Alternatively, the decision may be made to simply deregister the company. An application on a Form 6010 to deregister the company can only be made if:

all members of the company agree to deregister; and
the company is not carrying on business; and
the company's assets are worth less than $1000; and
the company has paid all fees and penalties payable under the Act and
the company has no outstanding liabilities; and
the company is not a party to any legal proceedings.
(For further information, please see Deregistering a Company)
The rest of this Information Sheet deals with the steps that must be taken if it is decided to go into a winding-up rather than simply apply for deregistration.

In a members' voluntary winding-up, the directors must make a written declaration that they have made an inquiry into the affairs of the company and that at a meeting of directors they have formed the opinion that the company will be able to pay its debts in full within 12 months after the commencement of the winding-up. This is often referred to as a solvency declaration.

After the solvency declaration there must be a special resolution, that is, a resolution requiring at least 21 days notice and a 75% majority of eligible voters who vote at a meeting.

Where the company has been under no other form of external administration, the winding-up commences formally from the time of passing the special resolution. The advantage of a members' voluntary winding-up is that the members can choose the liquidator, fix their remuneration, and in general terms supervise their conduct.

In the case of a proprietary company, the liquidation can be carried out by a person who is not a registered company liquidator.


Required forms
In a members' voluntary winding-up, the following forms must be lodged with the Australian Securities and Investments Commission (ASIC):

Form 520 - Declaration of Solvency
Must be lodged before the date on which notices are sent out of the meeting at which the resolution for the winding up of the company is to be proposed. The resolution must be passed within five weeks of the date of making of the declaration.

Form 205 - Notice of Resolution
Must be lodged within seven days of the resolution being passed (NOTE: Notice of the resolution must be published in the Commonwealth of Australia Business Gazette within 21 days from the date of the resolution being passed.)

Form 505 - Notice of Appointment of Liquidator
Must be lodged within fourteen days of appointment. The same form is used to notify ASIC of cessation of a liquidator.

Form 524 - Liquidator's Accounts
Must be lodged within one month after the first six month period from the date of appointment and thereafter every six months

Form 523 - Final Meeting
The liquidator must lodge the form, together with a copy of the account showing how the winding up was conducted, within seven days after the final meeting. (The meeting must be advertised in the Commonwealth of Australia Business Gazette at least one month before it is to be held.) The company is dissolved three months after the date on which form 523 is lodged. These forms can be lodged at an ASIC Service Centre or with a Local ASIC Representative.


Court involvement
During the course of a members' voluntary liquidation, a creditor or a member may ask a Court to determine any question arising in the winding-up, review the liquidator's remuneration or exercise any power that a Court possesses in a compulsory winding-up, such as choosing a liquidator.
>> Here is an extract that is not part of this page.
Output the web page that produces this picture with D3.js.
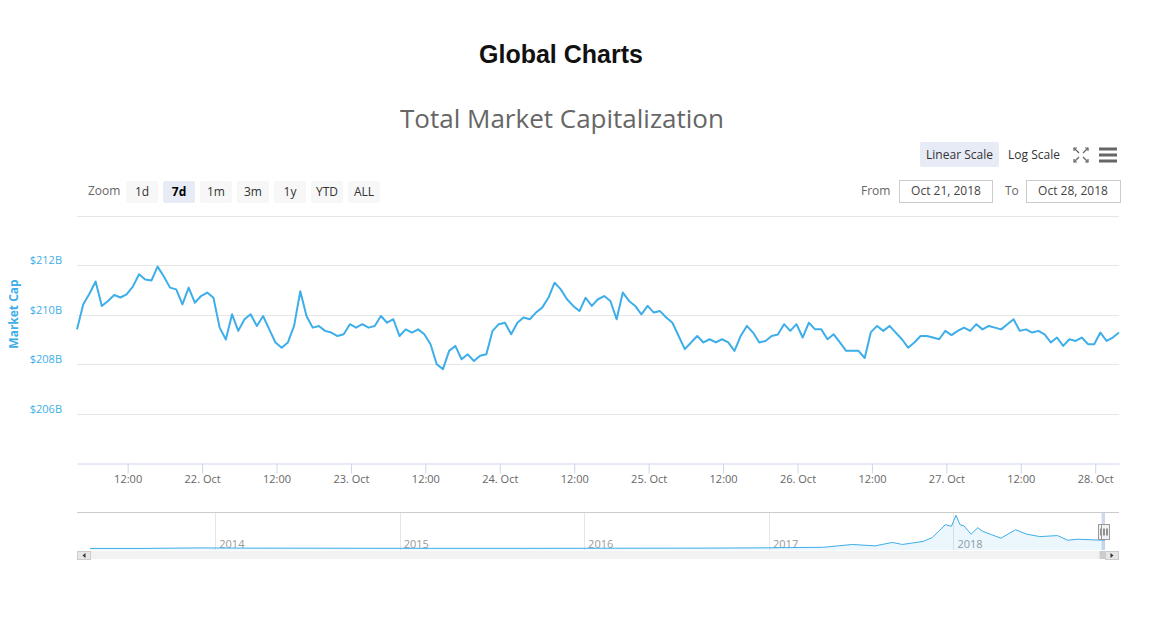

A company cannot be voluntarily wound up if an application for the company to be wound up as insolvent has been filed in a Court, or if a Court has already ordered that the company be wound up unless the leave of the Court is obtained.

If at any time during a members' voluntary winding-up the liquidator forms the opinion that the company will be unable to pay its debts in full, then they must either apply to the Court for the company to be wound up in insolvency, appoint an administrator or convene a meeting of creditors.